Court records reveal that the 15-year-old school shooter Natalie Rupnow had been in therapy dealing with a troubled life at home as her parent continually divorced and got back together, according to The Washington Post.
Rupnow, who also went by the first name of Samantha, died of a self-inflicted gunshot wound after killing two people and wounding six others at Abundant Life Christian School in Madison, Wisconsin. She opened fire in a study hall classroom.
Much remains unknown about the shooting, including a motive, with police looking into her social media activity and state of mind ahead of the shooting. Police have said that Rupnow’s parents have been cooperating with the investigation.
Court records show that her parents’ custody agreement forced Rupnow to move between their homes every two to three days, The Post reported.
Rupnow is one of just nine female school shooters in the last quarter century and she’s about a year younger than the median age of those who have opened fire at American schools. Researchers have also noted that the site, a religiously connected K-12 school, was unusual for a shooting.
In a photo on her father’s Facebook page, Rupnow appears to be holding a firearm at a firing range, wearing a t-shirt with the letters “KMFDM.” It was seemingly a reference to a German rock band whose lyrics were posted on the website maintained by one of the shooters in the 1999 Columbine High School shooting.
Police haven’t revealed how Rupnow got ahold of the gun used in the shooting Monday.
The executive director of the Violence Prevention Project Research Center at Hamline University, forensic psychologist Jillian Peterson, told The Post that childhood trauma and a particular crisis often come before a shooting.
She said shootings “are typically happening in suburban high schools with thousands of kids where it’s easier to slip through the cracks. A school this small and close-knit is quite unusual.”

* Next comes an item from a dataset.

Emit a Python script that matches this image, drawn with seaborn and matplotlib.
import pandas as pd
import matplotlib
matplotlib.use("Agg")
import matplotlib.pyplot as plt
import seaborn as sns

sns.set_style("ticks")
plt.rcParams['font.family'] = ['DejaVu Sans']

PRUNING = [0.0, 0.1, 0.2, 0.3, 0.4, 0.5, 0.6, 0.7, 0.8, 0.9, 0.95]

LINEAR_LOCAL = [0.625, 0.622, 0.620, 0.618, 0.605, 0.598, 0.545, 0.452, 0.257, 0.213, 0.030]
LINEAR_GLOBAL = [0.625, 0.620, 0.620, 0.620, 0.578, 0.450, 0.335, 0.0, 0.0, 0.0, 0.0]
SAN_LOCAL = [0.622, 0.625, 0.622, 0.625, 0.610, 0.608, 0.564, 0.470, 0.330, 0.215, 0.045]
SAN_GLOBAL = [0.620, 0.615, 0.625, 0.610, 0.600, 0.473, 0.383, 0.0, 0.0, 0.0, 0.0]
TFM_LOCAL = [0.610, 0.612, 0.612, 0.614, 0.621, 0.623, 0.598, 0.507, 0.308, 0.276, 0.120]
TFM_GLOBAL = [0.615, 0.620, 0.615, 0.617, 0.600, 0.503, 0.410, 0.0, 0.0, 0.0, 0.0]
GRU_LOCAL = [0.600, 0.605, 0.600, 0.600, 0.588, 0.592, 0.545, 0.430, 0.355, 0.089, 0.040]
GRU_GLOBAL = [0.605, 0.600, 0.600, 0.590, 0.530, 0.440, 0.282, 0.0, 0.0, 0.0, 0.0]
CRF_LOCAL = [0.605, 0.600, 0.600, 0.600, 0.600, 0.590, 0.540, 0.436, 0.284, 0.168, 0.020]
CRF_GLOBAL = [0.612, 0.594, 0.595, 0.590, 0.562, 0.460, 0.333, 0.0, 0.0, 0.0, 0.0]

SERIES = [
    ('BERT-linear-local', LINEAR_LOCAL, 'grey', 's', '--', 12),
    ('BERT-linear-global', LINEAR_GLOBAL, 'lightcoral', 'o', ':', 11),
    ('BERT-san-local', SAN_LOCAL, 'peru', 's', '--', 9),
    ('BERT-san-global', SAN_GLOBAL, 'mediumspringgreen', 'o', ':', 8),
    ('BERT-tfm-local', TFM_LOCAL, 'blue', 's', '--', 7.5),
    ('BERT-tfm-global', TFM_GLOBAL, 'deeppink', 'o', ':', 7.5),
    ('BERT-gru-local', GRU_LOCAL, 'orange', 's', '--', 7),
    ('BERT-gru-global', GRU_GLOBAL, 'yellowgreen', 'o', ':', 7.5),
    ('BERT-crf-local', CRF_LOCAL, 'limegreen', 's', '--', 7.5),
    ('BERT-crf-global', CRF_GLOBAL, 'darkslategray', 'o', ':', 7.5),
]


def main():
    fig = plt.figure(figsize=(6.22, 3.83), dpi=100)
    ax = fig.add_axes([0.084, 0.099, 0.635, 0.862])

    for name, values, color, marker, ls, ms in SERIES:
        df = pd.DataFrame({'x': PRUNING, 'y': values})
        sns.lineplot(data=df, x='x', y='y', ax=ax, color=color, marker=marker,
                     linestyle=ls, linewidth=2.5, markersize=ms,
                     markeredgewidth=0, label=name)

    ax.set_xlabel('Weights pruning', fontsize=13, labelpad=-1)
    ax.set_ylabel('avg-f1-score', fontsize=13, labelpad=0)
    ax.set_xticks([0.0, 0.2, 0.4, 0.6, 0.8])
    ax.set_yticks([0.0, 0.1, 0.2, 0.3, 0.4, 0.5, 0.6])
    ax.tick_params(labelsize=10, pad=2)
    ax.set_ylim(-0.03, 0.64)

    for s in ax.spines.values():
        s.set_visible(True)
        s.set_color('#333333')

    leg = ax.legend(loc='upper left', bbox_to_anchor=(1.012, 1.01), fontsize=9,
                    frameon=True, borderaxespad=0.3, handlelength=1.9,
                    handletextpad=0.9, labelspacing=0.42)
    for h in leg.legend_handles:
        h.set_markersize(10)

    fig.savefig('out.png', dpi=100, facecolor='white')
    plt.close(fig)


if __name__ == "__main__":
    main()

There have been 426 school shootings since 1999, with only four percent of the shooters being female, the paper noted.
The Post found that Rupnow’s parents married initially in 2011, about two years after her birth. They divorced for the first time in 2014, agreeing that they would have joint custody but that Rupnow would live mostly with her mother.
They married again in 2017 and divorced in 2020, agreeing this time for a more even split in custody. She would be at her father’s for two days, then with her mother for two days, then with her father for three days, before doing the opposite the next week.
It wasn’t long before her parents remarried yet again. In April 2021, they were going through a third divorce. They were “admonished concerning remarriage,” court records state.
In July 2022, they agreed on shared custody but that Rupnow would spend most of her time with her father. She was now in therapy, intended to help decide where she would spend her weekends, court records reveal, according to The Post.
“The parents report a generally positive co-parenting relationship and will continue to communicate with one another by text messages and phone conversations,” the 2022 custody papers state.